The ACLU LGBT Project recently got a great decision (PDF) on a transgender rights issue from a federal court in Wisconsin. The result and the reasoning are a welcome sign that courts are starting to take transgender rights more seriously, and all the more heartening since the case arises in a prison context.
Prison doctors in Wisconsin, as in some other state prison systems, have for some time provided hormone therapy for some transgender prisoners, since hormones are part of the accepted medical treatment for many transgender people. Back in 2005, after the Wisconsin legislature got wind of this practice, it passed the “Inmate Sex Change Prevention Act,” which barred state prisons from providing hormone therapy or sex reassignment surgery to transgender prisoners. The new law over-rode the medical judgment of prison doctors and cut off hormone treatment. The ACLU, in partnership with Lambda Legal, sued immediately, securing a preliminary ruling that any prisoners already on hormone therapy could continue their treatments. Senior Staff Attorney John Knight, along with ACLU of Wisconsin Legal Director Larry Dupuis and lawyers from Lambda Legal, tried the case in the fall of 2007.

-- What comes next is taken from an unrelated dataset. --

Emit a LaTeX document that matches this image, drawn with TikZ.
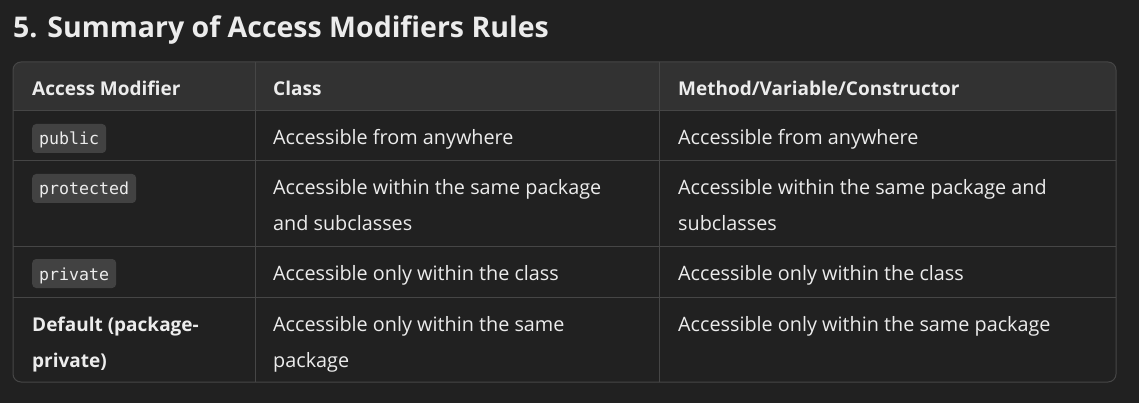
\documentclass[tikz,border=0pt]{standalone}
\usepackage{fontspec}
\setmainfont{Open Sans}
\newfontfamily\monofamily{DejaVu Sans Mono}
\definecolor{pagebg}{RGB}{33,33,33}
\definecolor{headbg}{RGB}{50,50,50}
\definecolor{grid}{RGB}{70,70,70}
\definecolor{pill}{RGB}{66,66,66}
\definecolor{ink}{RGB}{236,236,236}
\newcommand\cellfont{\fontsize{19.8}{36}\selectfont}
\newcommand\boldfont{\fontsize{19}{36}\selectfont\bfseries}
\newcommand\codefont{\monofamily\fontsize{16.6}{20}\selectfont}
\tikzset{
  cell/.style={anchor=base west,inner sep=0pt,align=left,text=ink,font=\cellfont},
  headcell/.style={cell,font=\boldfont},
  code/.style={anchor=base west,fill=pill,rounded corners=4pt,inner xsep=7pt,
               inner ysep=0pt,text height=21pt,text depth=8pt,text=ink,font=\codefont},
  rule/.style={draw=grid,line width=1pt},
}
\begin{document}
\begin{tikzpicture}[x=1pt,y=-1pt]
    % Page
    \fill[pagebg] (0,0) rectangle (1139,403);
    \useasboundingbox (0,0) rectangle (1139,403);

    % Title
    \node[cell,font=\fontsize{28.5}{34}\bfseries] (title) at (13,38)
        {5. Summary of Access Modifiers Rules};

    % Table frame
    \begin{scope}
        \clip[rounded corners=8pt] (13,62) rectangle (1116,382);
        \fill[headbg] (13,62) rectangle (1116,111);
    \end{scope}
    \draw[rule] (13,111) -- (1116,111);
    \draw[rule] (13,161) -- (1116,161);
    \draw[rule] (13,246) -- (1116,246);
    \draw[rule] (13,297) -- (1116,297);
    \draw[rule] (255,62) -- (255,382);
    \draw[rule] (659,62) -- (659,382);
    \draw[rule,rounded corners=8pt] (13,62) rectangle (1116,382);

    % Header
    \node[headcell] (h-mod)    at (32,96)  {Access Modifier};
    \node[headcell] (h-class)  at (273,96) {Class};
    \node[headcell] (h-member) at (678,96) {Method/Variable/Constructor};

    % public
    \node[code] (pub)        at (32,145)  {public};
    \node[cell] (pub-class)  at (273,145) {Accessible from anywhere};
    \node[cell] (pub-member) at (678,145) {Accessible from anywhere};

    % protected (two-line cells sit on their last baseline)
    \node[code] (prot)        at (32,195)  {protected};
    \node[cell] (prot-class)  at (273,231) {Accessible within the same package\\and subclasses};
    \node[cell] (prot-member) at (678,231) {Accessible within the same package and\\subclasses};

    % private
    \node[code] (priv)        at (32,280)  {private};
    \node[cell] (priv-class)  at (273,280) {Accessible only within the class};
    \node[cell] (priv-member) at (678,280) {Accessible only within the class};

    % default
    \node[headcell] (def)     at (32,367)  {Default (package-\\private)};
    \node[cell] (def-class)   at (273,367) {Accessible only within the same\\package};
    \node[cell] (def-member)  at (678,331) {Accessible only within the same package};
\end{tikzpicture}
\end{document}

It took a few years to get a decision, but it was worth the wait. The federal trial court struck the statute down on two separate constitutional bases. First, the court held that the law violated the Eighth Amendment’s ban on cruel and unusual punishment of prisoners. The Eighth Amendment does not require first-rate medical care for prisoners, but it does require prisons to provide adequate medical care based on the individual needs of each prisoner. But as the court recognized here, the Wisconsin law actually prevents prison doctors from prescribing care that is medically necessary for some prisoners. Prison doctors, rather than Wisconsin’s legislators, should be deciding what care the state’s prisoners need.
The Eighth Amendment decision adds to a small but growing body of law recognizing that transition-related health care is medically necessary and that policies banning these treatments are unconstitutional.
We also argued that the law violated the Equal Protection Clause because it treated transgender prisoners differently for no logical reason. The state’s asserted reason for the ban on hormone therapy was that cutting transgender women prisoners off from hormones would decrease their feminine appearance and therefore decrease the risk of sexual assault by other prisoners. Although it is all too common for prisons to fail in their duty to protect transgender prisoners from violence and abuse, it was startling to see the government argue that it needed to deny necessary medical care in order to “protect” these prisoners. Courts that were uncomfortable with transgender people might have accepted that explanation as sufficient under the very deferential standard courts usually use for evaluating prison rules under the Constitution. But here the court focused on the fact that the state’s own prison security expert admitted that it was “an incredible stretch” to think that preventing some transgender prisoners from getting hormones would prevent future sexual assaults. He explained that hormone therapy “may or may not . . . have something to do with physical appearance,” which is just “one of many ingredients that may contribute to something that supports sexual attraction from one inmate to another which may or may not arise in the form of sexual assault.”
Such a clear-headed, logical, fact-based approach to the issue is a sign of the power of the Equal Protection Clause to expose bias in government. That courts are now able to get past the discomfort that many people feel about transgender people and apply such clear, dispassionate logic gives me great hope for the future and for other contexts in which transgender people are treated unfairly.